Despite its short original run, “Trek’s” 79 episodes had become rerun gold after the show’s cancellation, creating hardcore fans nicknamed “Trekkies” and bringing the voyages of the starship Enterprise to a new generation. The show was revived for a cartoon series in the mid-1970s.
Then Hollywood came calling with a theatrical feature, 1979’s “Star Trek: The Motion Picture,” which reunited the original cast. Though the film garnered mixed reviews, it was a box-office success and led to a series of sequels, under the “Trek” banner, that continue to this day.
The “Trek” movie series also gave Nimoy a chance to direct. He helmed both the third and fourth films, 1984’s “The Search for Spock” (which takes place after the Spock character dies in the second film, though he’s eventually revived) and 1986’s “The Voyage Home.”
Following “The Voyage Home,” Nimoy directed the biggest box-office hit of 1987, “Three Men and a Baby.” As a director, his other films include 1988’s “The Good Mother” and 1990’s “Funny About Love.”

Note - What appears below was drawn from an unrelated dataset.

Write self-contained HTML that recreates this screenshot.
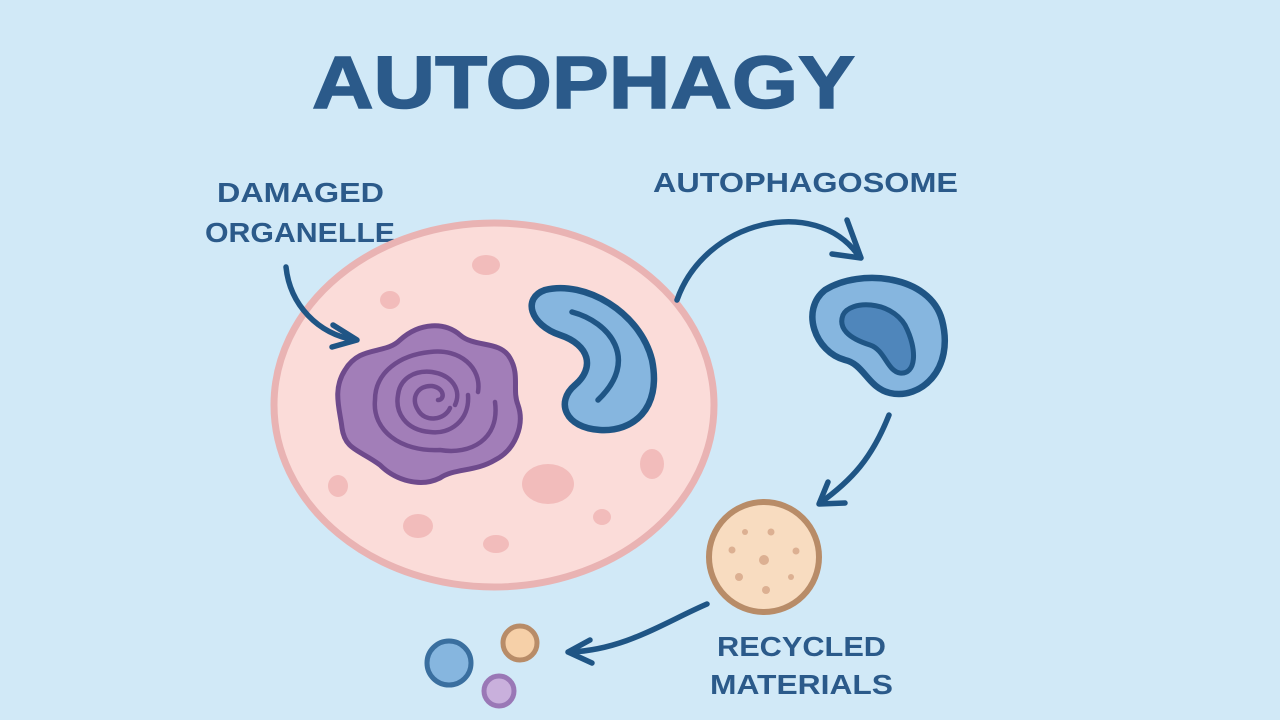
<!DOCTYPE html>
<html><head><meta charset="utf-8"><style>
html,body{margin:0;padding:0;width:1280px;height:720px;overflow:hidden;background:#d1e9f7}
svg{display:block}
text{font-family:"Liberation Sans",sans-serif;font-weight:bold;fill:#2b5a8a}
</style></head><body>
<svg width="1280" height="720" viewBox="0 0 1280 720" xmlns="http://www.w3.org/2000/svg">
<rect width="1280" height="720" fill="#d1e9f7"/>
<text x="312" y="108" font-size="74" textLength="543" lengthAdjust="spacingAndGlyphs" stroke="#2b5a8a" stroke-width="1.5">AUTOPHAGY</text>
<text x="217" y="202" font-size="28" textLength="167" lengthAdjust="spacingAndGlyphs">DAMAGED</text>
<text x="205" y="242" font-size="28" textLength="190" lengthAdjust="spacingAndGlyphs">ORGANELLE</text>
<text x="653" y="192" font-size="28" textLength="305" lengthAdjust="spacingAndGlyphs">AUTOPHAGOSOME</text>
<text x="717" y="656" font-size="28" textLength="169" lengthAdjust="spacingAndGlyphs">RECYCLED</text>
<text x="710" y="694" font-size="28" textLength="183" lengthAdjust="spacingAndGlyphs">MATERIALS</text>

<ellipse cx="494" cy="405" rx="220" ry="182" fill="#fbdcd9" stroke="#e9b3b3" stroke-width="7"/>
<g fill="#f2bcbb">
<ellipse cx="486" cy="265" rx="14" ry="10"/>
<ellipse cx="390" cy="300" rx="10" ry="9"/>
<ellipse cx="338" cy="486" rx="10" ry="11"/>
<ellipse cx="548" cy="484" rx="26" ry="20"/>
<ellipse cx="652" cy="464" rx="12" ry="15"/>
<ellipse cx="418" cy="526" rx="15" ry="12"/>
<ellipse cx="496" cy="544" rx="13" ry="9"/>
<ellipse cx="602" cy="517" rx="9" ry="8"/>
</g>
<path d="M345,370 C360,345 385,355 400,340 C420,322 445,322 460,335 C475,348 500,340 510,358 C520,375 512,390 518,405 C525,425 515,450 495,460 C475,472 455,468 440,478 C420,488 395,480 380,465 C360,450 345,450 342,428 C340,410 332,390 345,370 Z" fill="#a27eb8" stroke="#6e4a8c" stroke-width="5"/>
<g fill="none" stroke="#6e4a8c" stroke-width="4.5" stroke-linecap="round">
<path d="M495,402 C500,440 470,455 440,450 C400,452 372,430 375,400 C375,372 400,355 430,352 C460,348 482,368 478,392"/>
<path d="M468,395 C470,420 450,435 430,432 C405,430 395,412 398,395 C400,378 415,370 432,372 C452,375 462,390 455,405"/>
<path d="M450,408 C445,420 425,423 418,410 C410,398 418,385 432,386 C445,388 445,400 438,400"/>
</g>
<path d="M545,290 C585,280 640,312 652,360 C662,410 632,432 600,430 C565,428 555,402 575,385 C595,368 590,345 560,335 C530,325 522,298 545,290 Z" fill="#86b6df" stroke="#1f5585" stroke-width="6.5"/>
<path d="M572,312 C610,322 640,360 598,400" fill="none" stroke="#1f5585" stroke-width="5.5" stroke-linecap="round"/>

<path d="M825,290 C860,268 930,275 942,320 C955,370 920,400 890,393 C868,388 864,364 845,360 C815,352 800,310 825,290 Z" fill="#86b6df" stroke="#1f5585" stroke-width="6.5"/>
<path d="M843,315 C850,300 890,300 905,325 C918,350 916,375 900,373 C887,371 885,350 870,345 C848,338 838,328 843,315 Z" fill="#4f86bb" stroke="#1f5585" stroke-width="5"/>

<circle cx="764" cy="557" r="55" fill="#f8dcc0" stroke="#b88c68" stroke-width="6"/>
<g fill="#dcb092">
<circle cx="745" cy="532" r="3"/><circle cx="771" cy="532" r="3.5"/>
<circle cx="732" cy="550" r="3.5"/><circle cx="796" cy="551" r="3.5"/>
<circle cx="764" cy="560" r="5"/><circle cx="739" cy="577" r="4"/>
<circle cx="791" cy="577" r="3"/><circle cx="766" cy="590" r="4"/>
</g>
<circle cx="449" cy="663" r="22" fill="#86b6df" stroke="#3a6f9f" stroke-width="5"/>
<circle cx="520" cy="643" r="17" fill="#f6d0a8" stroke="#b88c68" stroke-width="5"/>
<circle cx="499" cy="691" r="15" fill="#c9b0dc" stroke="#9a78b6" stroke-width="5"/>

<g fill="none" stroke="#1f5585" stroke-width="5.5" stroke-linecap="round" stroke-linejoin="round">
<path d="M286,267 C290,305 318,334 355,340"/>
<path d="M333,325 L357,340 L332,347"/>
<path d="M677,300 C705,220 815,195 858,255"/>
<path d="M847,220 L861,258 L832,254"/>
<path d="M889,415 C872,458 852,480 820,503"/>
<path d="M828,482 L819,504 L845,503"/>
<path d="M707,604 C665,622 625,650 570,652"/>
<path d="M590,640 L568,652 L592,663"/>
</g>
</svg>
</body></html>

Though Spock kept Nimoy busy and well-employed, he found plenty of time for other endeavors. He received an Emmy nomination for the TV movie “A Woman Called Golda,” where he appeared with Ingrid Bergman. He lent his voice and appearance to one of the best-loved “Simpsons” episodes, “Marge and the Monorail,” in 1993 (and later was in 1997’s “The Springfield Files”).
He narrated documentaries, provided voice-over for video games and sent up his image in some commercials, including Priceline ads with his old friend Shatner and an Audi commercial with his movie successor as Spock, Zachary Quinto.
He also took roles in a few other TV series, notably in the paranormal series “Fringe” as Dr. William Bell. He lent his voice to Sentinel Prime in 2011’s “Transformers: Dark of the Moon.”
And he immersed himself in photography, a hobby he’d taken up as a teenager. His works include “Shekhina,” a controversial series of female nudes, and “The Full Body Project.”
‘I would choose Spock’
For all that, Nimoy knew how he’d be remembered. He hadn’t left Spock behind, after all: He acted in the first two of the rebooted “Trek” movies, playing Spock Prime in 2009’s “Star Trek” and 2012’s “Star Trek Into Darkness.”
He and the character were now on very good terms.
“I am not Spock,” he wrote. “But given the choice, if I had to be someone else, I would be Spock. If someone said, ‘You can have the choice of being any other TV character ever played,’ I would choose Spock. I like him. I admire him. I respect him.”
Nimoy married his wife, Susan Bay, in 1989. She survives him, as do his two children by his first wife, Sandra Zober.